Remember....Vine has no privacy settings, so everything is public.
My DD was putting harmless videos on her account that were made in our house, and I had her erase them when I found them, because I told her that even thought the videos were innocent, they showed our house, our possessions, her sister and etc. She agreeded and erased them :-)

Thanks for that info! If/when he gets that, we'll have that talk ahead of time.
 
I answered "no" although both my children are now 15. They were NOT permitted to have any social media accounts until they turned 13. It was an exciting time for my DD, especially, when she was "finally" old enough to get an account.

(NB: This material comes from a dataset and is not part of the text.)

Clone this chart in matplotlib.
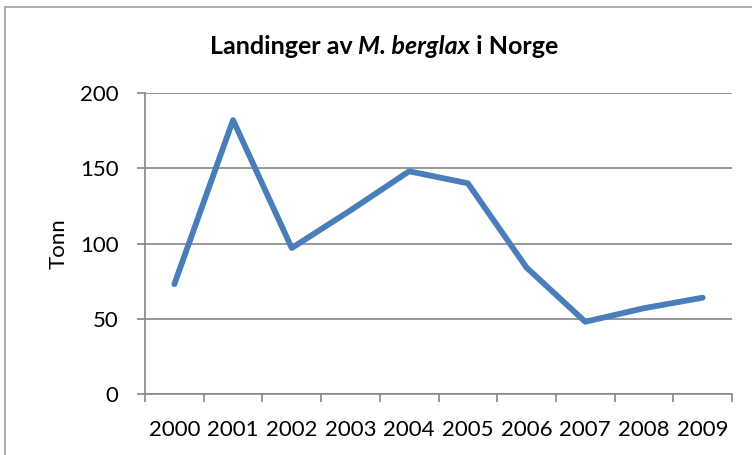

For me, it was about teaching them to comply with the reasonable rules of others. All those social media accounts require users to be over the age of 13. Their "playground", their rules. It's that simple.
 
No - my oldest is 10, though. None of my kids (10, 8, 5) have access to the internet (or phones, or TV) at all.
 
No, but both my kids (currently 8 and 10) have had iPods for a couple years now and technically I think they're supposed to be 13 for that since they have to set up an Apple ID and all (which includes an email account).
 
A word of advice from a parent who has a kid who has made her share of mistakes on social media. Do not assume because you follow your child on Instagram or are friends on Facebook that you know what is happening. Remember that both of those apps have private messaging. Make sure you know your child's log in and password, and check the private messages on a regular basis. Review who follows him/her and who your child follows. If they are adult or much older, block them. Make sure cell phones are charging in your room at night, not theirs. Your kids may be responsible, but you'd be amazed at the number of kids who are awake and snapchatting at 2am.

Social media can be fun and harmless, but there is a dark side, too, and for kids who think everyone is good and who are a little impulsive, it can be a dangerous thing. Not trying to sound paranoid or alarmist, just speaking as a parent of a teen who has been through the wringer in the past 6 months - thanks in part to things that happened on social media.